» **WHAT IS EXPECTED**:
Retype these lines and no others: the line holding "Output the Python", the line holding "import plotly.graph_objects as go", and all lines between them. Pictures stay out.

# start of DATA PROVIDED

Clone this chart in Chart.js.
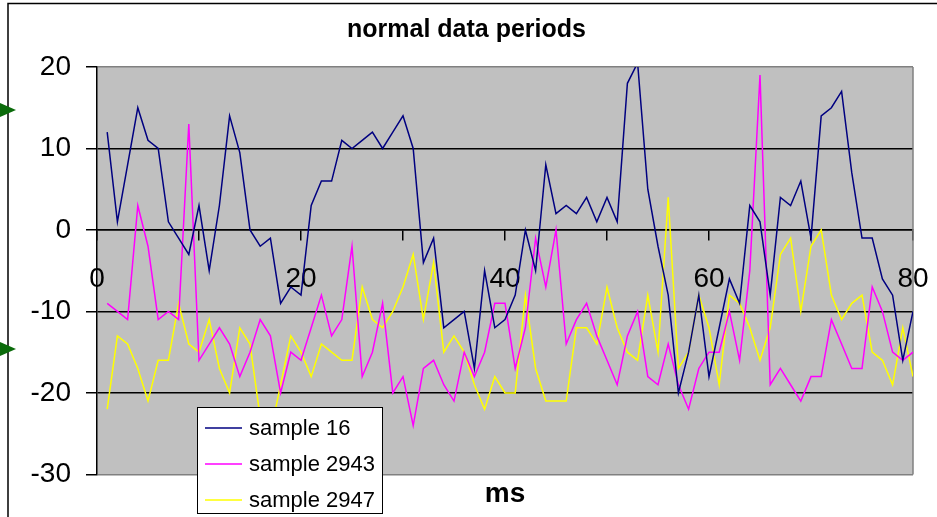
<!DOCTYPE html>
<html>
<head>
<meta charset="utf-8">
<title>normal data periods</title>
<script src="https://cdn.jsdelivr.net/npm/chart.js@4.4.1/dist/chart.umd.min.js"></script>
<style>
    html, body { margin: 0; padding: 0; background: #fff; }
    #chart { display: block; }
</style>
</head>
<body>
<canvas id="chart" width="937" height="517"></canvas>
<script>
const msValues = [1, 2, 3, 4, 5, 6, 7, 8, 9, 10, 11, 12, 13, 14, 15, 16, 17, 18, 19, 20,
    21, 22, 23, 24, 25, 26, 27, 28, 29, 30, 31, 32, 33, 34, 35, 36, 37, 38, 39, 40,
    41, 42, 43, 44, 45, 46, 47, 48, 49, 50, 51, 52, 53, 54, 55, 56, 57, 58, 59, 60,
    61, 62, 63, 64, 65, 66, 67, 68, 69, 70, 71, 72, 73, 74, 75, 76, 77, 78, 79, 80];

const sample16 = [12, 1, 8, 15, 11, 10, 1, -1, -3, 3, -5, 3, 14, 9.5, 0, -2, -1, -9, -7, -8,
    3, 6, 6, 11, 10, 11, 12, 10, 12, 14, 10, -4, -1, -12, -11, -10, -17, -5, -12, -11,
    -8, 0, -5, 8, 2, 3, 2, 4, 1, 4, 1, 18, 20.5, 5, -2, -8, -20, -15, -8, -18,
    -12, -6, -9, 3, 1, -8, 4, 3, 6, -1, 14, 15, 17, 7, -1, -1, -6, -8, -16, -10];

const sample2943 = [-9, -10, -11, 3, -2, -11, -10, -11, 13, -16, -14, -12, -14, -18, -15, -11, -13, -20, -15, -16,
    -12, -8, -13, -11, -2, -18, -15, -9, -20, -18, -24, -17, -16, -19, -21, -15, -18, -15, -9, -9,
    -17, -12, -1, -7, 0, -14, -11, -9, -13, -16, -19, -13, -10, -18, -19, -14, -19, -22, -17, -15,
    -15, -10, -16, -5, 19, -19, -17, -19, -21, -18, -18, -11, -14, -17, -17, -7, -10, -15, -16, -15];

const sample2947 = [-22, -13, -14, -17, -21, -16, -16, -9, -14, -15, -11, -17, -20, -12, -14, -23, -25, -19, -13, -15,
    -18, -14, -15, -16, -16, -7, -11, -12, -10, -7, -3, -11, -4, -15, -13, -15, -19, -22, -18, -20,
    -20, -8, -17, -21, -21, -21, -12, -12, -14, -7, -12, -15, -16, -8, -15, 4, -17, -15, -8, -12,
    -19, -8, -9, -12, -16, -12, -3, -1, -10, -2, 0, -8, -11, -9, -8, -15, -16, -19, -12, -18];

const seriesNames = ["sample 16", "sample 2943", "sample 2947"];
const seriesColors = ["#000080", "#ff00ff", "#ffff00"];
const yTicks = [20, 10, 0, -10, -20, -30];
const xLabelTicks = [0, 20, 40, 60, 80];

const FONT = "'Liberation Sans', Arial, sans-serif";

function toPoints(values) {
    return values.map((v, i) => ({ x: msValues[i], y: v }));
}

// gray plot background + outer frame + the two green markers on the left
const backdrop = {
    id: "backdrop",
    beforeDraw(chart) {
        const { ctx, chartArea: a } = chart;
        ctx.save();
        ctx.fillStyle = "#fff";
        ctx.fillRect(0, 0, chart.width, chart.height);
        ctx.fillStyle = "#c0c0c0";
        ctx.fillRect(a.left, a.top, a.right - a.left, a.bottom - a.top);

        ctx.strokeStyle = "#000";
        ctx.lineWidth = 1.5;
        ctx.beginPath();
        ctx.moveTo(8, chart.height);
        ctx.lineTo(8, 3.5);
        ctx.lineTo(chart.width, 3.5);
        ctx.stroke();

        ctx.fillStyle = "#0b6b0b";
        [110, 349].forEach(y => {
            ctx.beginPath();
            ctx.moveTo(0, y - 7);
            ctx.lineTo(16, y);
            ctx.lineTo(0, y + 7);
            ctx.closePath();
            ctx.fill();
        });
        ctx.restore();
    },
    beforeDatasetsDraw(chart) {
        const { ctx, chartArea: a } = chart;
        ctx.save();
        ctx.strokeStyle = "#808080";
        ctx.lineWidth = 1.5;
        ctx.beginPath();
        ctx.moveTo(a.right, a.top);
        ctx.lineTo(a.right, a.bottom);
        ctx.stroke();
        ctx.restore();
    }
};

// boxed legend sitting over the lower left of the plot
const boxLegend = {
    id: "boxLegend",
    afterDraw(chart) {
        const { ctx } = chart;
        const left = 197, top = 407, w = 185, h = 106;
        ctx.save();
        ctx.fillStyle = "#fff";
        ctx.fillRect(left, top, w, h);
        ctx.strokeStyle = "#000";
        ctx.lineWidth = 1;
        ctx.strokeRect(left + 0.5, top + 0.5, w, h);
        ctx.font = "22px " + FONT;
        ctx.textBaseline = "middle";
        ctx.fillStyle = "#000";
        chart.data.datasets.forEach((ds, i) => {
            const y = top + 21 + i * 36;
            ctx.strokeStyle = ds.borderColor;
            ctx.lineWidth = 1.5;
            ctx.beginPath();
            ctx.moveTo(left + 8, y);
            ctx.lineTo(left + 45, y);
            ctx.stroke();
            ctx.fillText(ds.label, left + 52, y + 1);
        });
        ctx.restore();
    }
};

const datasets = [sample16, sample2943, sample2947].map((values, i) => ({
    label: seriesNames[i],
    data: toPoints(values),
    borderColor: seriesColors[i],
    backgroundColor: seriesColors[i],
    borderWidth: 1.5,
    pointRadius: 0,
    tension: 0,
    fill: false
}));

new Chart(document.getElementById("chart"), {
    type: "line",
    data: { datasets },
    plugins: [backdrop, boxLegend],
    options: {
        responsive: false,
        animation: false,
        devicePixelRatio: 1,
        layout: { padding: { left: 20, right: 24, top: 0, bottom: 0 } },
        plugins: {
            legend: { display: false },
            tooltip: { enabled: false },
            title: {
                display: true,
                text: "normal data periods",
                color: "#000",
                font: { family: FONT, size: 25, weight: "bold" },
                padding: { top: 15, bottom: 22 }
            },
            subtitle: {
                display: true,
                position: "bottom",
                fullSize: false,
                text: "ms",
                color: "#000",
                font: { family: FONT, size: 28, weight: "bold" },
                padding: { top: 3, bottom: 6 }
            }
        },
        scales: {
            x: {
                type: "linear",
                position: { y: 0 },
                min: 0,
                max: 80,
                // the axis sits inside the plot, so its label padding should not shrink the plot
                afterFit: scale => { scale.paddingRight = 0; scale.paddingLeft = 0; },
                ticks: {
                    stepSize: 10,
                    autoSkip: false,
                    maxRotation: 0,
                    padding: 23,
                    color: "#000",
                    font: { family: FONT, size: 28 },
                    callback: v => xLabelTicks.includes(v) ? String(v) : ""
                },
                grid: {
                    drawOnChartArea: false,
                    drawTicks: true,
                    tickLength: 10,
                    color: "#000",
                    lineWidth: 1.5
                },
                border: { display: true, color: "#000", width: 1.5 }
            },
            y: {
                min: -30,
                max: 20,
                afterFit: scale => { scale.width = 77; },
                afterBuildTicks: scale => { scale.ticks = yTicks.map(v => ({ value: v })); },
                ticks: {
                    padding: 15,
                    color: "#000",
                    font: { family: FONT, size: 28 }
                },
                grid: {
                    color: ctx => (ctx.tick && (ctx.tick.value === 20 || ctx.tick.value === -30)) ? "#808080" : "#000",
                    tickColor: "#000",
                    lineWidth: 1.5,
                    tickLength: 11
                },
                border: { display: true, color: "#000", width: 1.5 }
            }
        }
    }
});
</script>
</body>
</html>
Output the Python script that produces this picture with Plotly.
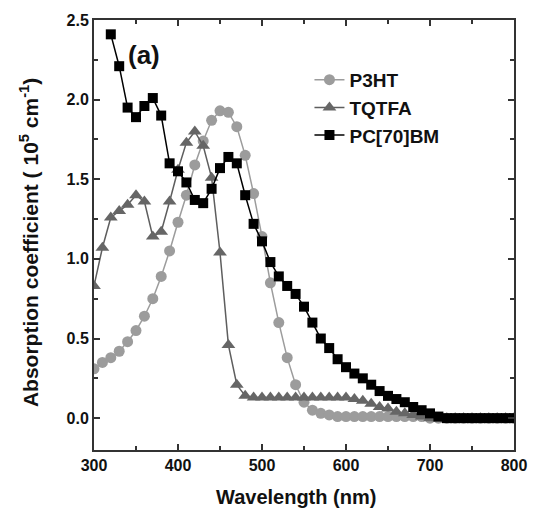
import plotly.graph_objects as go

# ---------------- data ----------------
wl_p3ht = list(range(300, 801, 10))
p3ht = [0.31, 0.35, 0.38, 0.42, 0.48, 0.55, 0.64, 0.75, 0.89, 1.05,
        1.23, 1.40, 1.59, 1.74, 1.87, 1.93, 1.92, 1.83, 1.65, 1.41,
        1.14, 0.85, 0.60, 0.38, 0.21, 0.10, 0.05, 0.03, 0.02, 0.01,
        0.01, 0.01, 0.01, 0.01, 0.01, 0.01, 0.01, 0.01, 0.01, 0.01,
        0.0, 0.0, 0.0, 0.0, 0.0, 0.0, 0.0, 0.0, 0.0, 0.0, 0.0]

wl_tqtfa = list(range(300, 801, 10))
tqtfa = [0.83, 1.07, 1.26, 1.30, 1.34, 1.40, 1.36, 1.14, 1.17, 1.36,
         1.56, 1.73, 1.80, 1.71, 1.51, 1.04, 0.46, 0.21, 0.14, 0.13,
         0.13, 0.13, 0.13, 0.13, 0.13, 0.13, 0.13, 0.13, 0.13, 0.13,
         0.13, 0.12, 0.11, 0.09, 0.07, 0.06, 0.04, 0.03, 0.02, 0.01,
         0.0, 0.0, 0.0, 0.0, 0.0, 0.0, 0.0, 0.0, 0.0, 0.0, 0.0]

wl_pcbm = list(range(320, 801, 10))
pcbm = [2.41, 2.21, 1.95, 1.89, 1.96, 2.01, 1.90, 1.60, 1.55, 1.48,
        1.37, 1.35, 1.44, 1.57, 1.64, 1.60, 1.40, 1.22, 1.11, 0.98,
        0.89, 0.83, 0.78, 0.70, 0.60, 0.50, 0.44, 0.37, 0.32, 0.28,
        0.25, 0.21, 0.17, 0.14, 0.12, 0.10, 0.07, 0.05, 0.03, 0.01,
        0.0, 0.0, 0.0, 0.0, 0.0, 0.0, 0.0, 0.0, 0.0]

x_ticks = [300, 400, 500, 600, 700, 800]
y_ticks = [0.0, 0.5, 1.0, 1.5, 2.0, 2.5]
y_ticklabels = ["0.0", "0.5", "1.0", "1.5", "2.0", "2.5"]

FONT = "Liberation Sans, Arial, sans-serif"
AX = "#333333"

fig = go.Figure()
fig.add_trace(go.Scatter(
    x=wl_p3ht, y=p3ht, name="P3HT", mode="lines+markers",
    line=dict(color="#9c9c9c", width=1.5),
    marker=dict(symbol="circle", size=11, color="#9c9c9c",
                line=dict(width=0))))
fig.add_trace(go.Scatter(
    x=wl_tqtfa, y=tqtfa, name="TQTFA", mode="lines+markers",
    line=dict(color="#5e5e5e", width=1.5),
    marker=dict(symbol="triangle-up", size=12, color="#666666",
                line=dict(width=0))))
fig.add_trace(go.Scatter(
    x=wl_pcbm, y=pcbm, name="PC[70]BM", mode="lines+markers",
    line=dict(color="#000000", width=1.5),
    marker=dict(symbol="square", size=10, color="#000000",
                line=dict(width=0))))

axis_common = dict(
    showline=True, linecolor=AX, linewidth=2, mirror="allticks",
    ticks="inside", ticklen=6, tickwidth=1.5, tickcolor=AX,
    showgrid=False, zeroline=False,
    tickfont=dict(family=FONT, size=16, color="#111111", weight="bold"),
)

fig.update_xaxes(range=[300, 800], tickvals=x_ticks,
                 ticktext=[str(v) for v in x_ticks],
                 minor=dict(dtick=50, tick0=300, ticks="inside", ticklen=4,
                            tickcolor=AX, tickwidth=1.5),
                 **axis_common)
fig.update_yaxes(range=[-0.2, 2.5], tickvals=y_ticks, ticktext=y_ticklabels,
                 minor=dict(dtick=0.25, tick0=0, ticks="inside", ticklen=4,
                            tickcolor=AX, tickwidth=1.5),
                 **axis_common)

fig.add_annotation(text="Wavelength (nm)", xref="paper", yref="paper",
                   x=0.48, y=-0.109, xanchor="center", yanchor="middle",
                   showarrow=False,
                   font=dict(family=FONT, size=20, color="#111111", weight="bold"))
fig.add_annotation(text="Absorption coefficient ( 10<sup>5</sup> cm<sup>-1</sup>)",
                   xref="paper", yref="paper", x=-0.153, y=0.483,
                   xanchor="center", yanchor="middle", textangle=-90,
                   showarrow=False,
                   font=dict(family=FONT, size=21, color="#111111", weight="bold"))
fig.add_annotation(text="(a)", xref="paper", yref="paper",
                   x=0.12, y=0.919, xanchor="center", yanchor="middle",
                   showarrow=False,
                   font=dict(family=FONT, size=26, color="#111111", weight="bold"))

fig.update_layout(
    width=539, height=508,
    margin=dict(l=94, r=14, t=18, b=58),
    paper_bgcolor="white", plot_bgcolor="white",
    showlegend=True,
    legend=dict(x=0.513, y=0.905, xanchor="left", yanchor="top",
                bgcolor="rgba(0,0,0,0)", borderwidth=0,
                font=dict(family=FONT, size=19, color="#111111", weight="bold"),
                itemwidth=30),
)

fig.write_html("out.html")
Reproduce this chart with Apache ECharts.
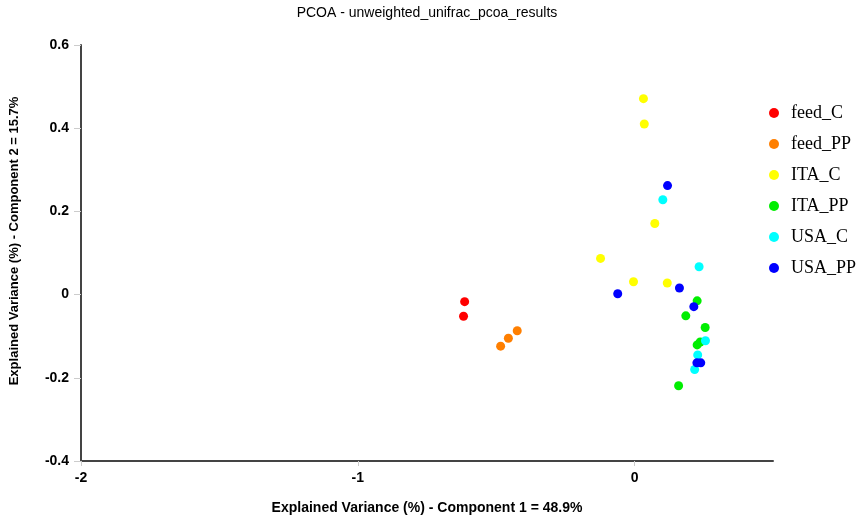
<!DOCTYPE html>
<html>
<head>
<meta charset="utf-8">
<script src="https://cdn.jsdelivr.net/npm/echarts@6/dist/echarts.min.js"></script>
<style>html,body{margin:0;padding:0;background:#fff}#c{width:865px;height:520px}</style>
</head>
<body>
<div id="c"></div>
<script>
var titleText = 'PCOA - unweighted_unifrac_pcoa_results';
var xName = 'Explained Variance (%) - Component 1 = 48.9%';
var yName = 'Explained Variance (%) - Component 2 = 15.7%';
var groupNames = ['feed_C', 'feed_PP', 'ITA_C', 'ITA_PP', 'USA_C', 'USA_PP'];
var groupColors = ['#ff0000', '#ff7f00', '#ffff00', '#00ee00', '#00ffff', '#0000ff'];
var xTicks = [-2, -1, 0];
var yTicks = [-0.4, -0.2, 0, 0.2, 0.4, 0.6];

var feed_C = [[-0.614, -0.017], [-0.618, -0.052]];
var feed_PP = [[-0.424, -0.087], [-0.456, -0.105], [-0.484, -0.124]];
var ITA_C = [[0.032, 0.471], [0.035, 0.410], [0.073, 0.171], [-0.123, 0.087], [-0.004, 0.031], [0.118, 0.028]];
var ITA_PP = [[0.226, -0.015], [0.185, -0.051], [0.255, -0.079], [0.237, -0.114], [0.226, -0.121], [0.159, -0.219]];
var USA_C = [[0.102, 0.228], [0.233, 0.067], [0.256, -0.111], [0.228, -0.145], [0.217, -0.180]];
var USA_PP = [[0.119, 0.262], [0.162, 0.016], [-0.061, 0.002], [0.214, -0.029], [0.225, -0.164], [0.239, -0.164]];
var groupData = [feed_C, feed_PP, ITA_C, ITA_PP, USA_C, USA_PP];

var series = groupNames.map(function (n, i) {
  return {
    name: n, type: 'scatter', data: groupData[i], symbol: 'circle', symbolSize: 9,
    itemStyle: { color: groupColors[i], opacity: 1 }
  };
});

var chart = echarts.init(document.getElementById('c'), null, { renderer: 'canvas' });
chart.setOption({
  animation: false,
  backgroundColor: '#fff',
  title: {
    text: titleText, left: 422, top: 1, textAlign: 'center',
    textStyle: { fontFamily: 'Liberation Sans, Arial, sans-serif', fontSize: 14, fontWeight: 'normal', color: '#000' }
  },
  legend: {
    orient: 'vertical', left: 764, top: 99, itemWidth: 24, itemHeight: 10, itemGap: 13,
    icon: 'circle',
    textStyle: { fontFamily: 'Liberation Serif, Times New Roman, serif', fontSize: 18, lineHeight: 18, color: '#000' }
  },
  grid: { left: 79, right: 92, top: 45, bottom: 55, containLabel: false },
  xAxis: {
    type: 'value', min: -2, max: 0.5, interval: 1,
    name: xName, nameLocation: 'middle', nameGap: 40,
    nameTextStyle: { fontFamily: 'Liberation Sans, Arial, sans-serif', fontSize: 14, fontWeight: 'bold', color: '#000' },
    axisLine: { show: true, onZero: false, lineStyle: { color: '#444', width: 2 } },
    axisTick: { show: true, length: 5, lineStyle: { color: '#ccc' }, customValues: xTicks },
    axisLabel: { customValues: xTicks, margin: 10, fontFamily: 'Liberation Sans, Arial, sans-serif', fontSize: 14, fontWeight: 'bold', color: '#000' },
    splitLine: { show: false }
  },
  yAxis: {
    type: 'value', min: -0.4, max: 0.6, interval: 0.2,
    name: yName, nameLocation: 'middle', nameGap: 60, nameRotate: 90,
    nameTextStyle: { fontFamily: 'Liberation Sans, Arial, sans-serif', fontSize: 13, fontWeight: 'bold', color: '#000', padding: [0, 0, 0, 24] },
    axisLine: { show: true, onZero: false, lineStyle: { color: '#444', width: 2 } },
    axisTick: { show: true, length: 7, lineStyle: { color: '#ccc' }, customValues: yTicks },
    axisLabel: {
      customValues: yTicks, margin: 12, fontFamily: 'Liberation Sans, Arial, sans-serif', fontSize: 14, fontWeight: 'bold', color: '#000',
      formatter: function (v) { return String(Math.round(v * 10) / 10); }
    },
    splitLine: { show: false }
  },
  series: series
});
</script>
</body>
</html>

# end of DATA PROVIDED

» **RESULT BELOW**:
Output the Python script that produces this picture with Plotly.
import plotly.graph_objects as go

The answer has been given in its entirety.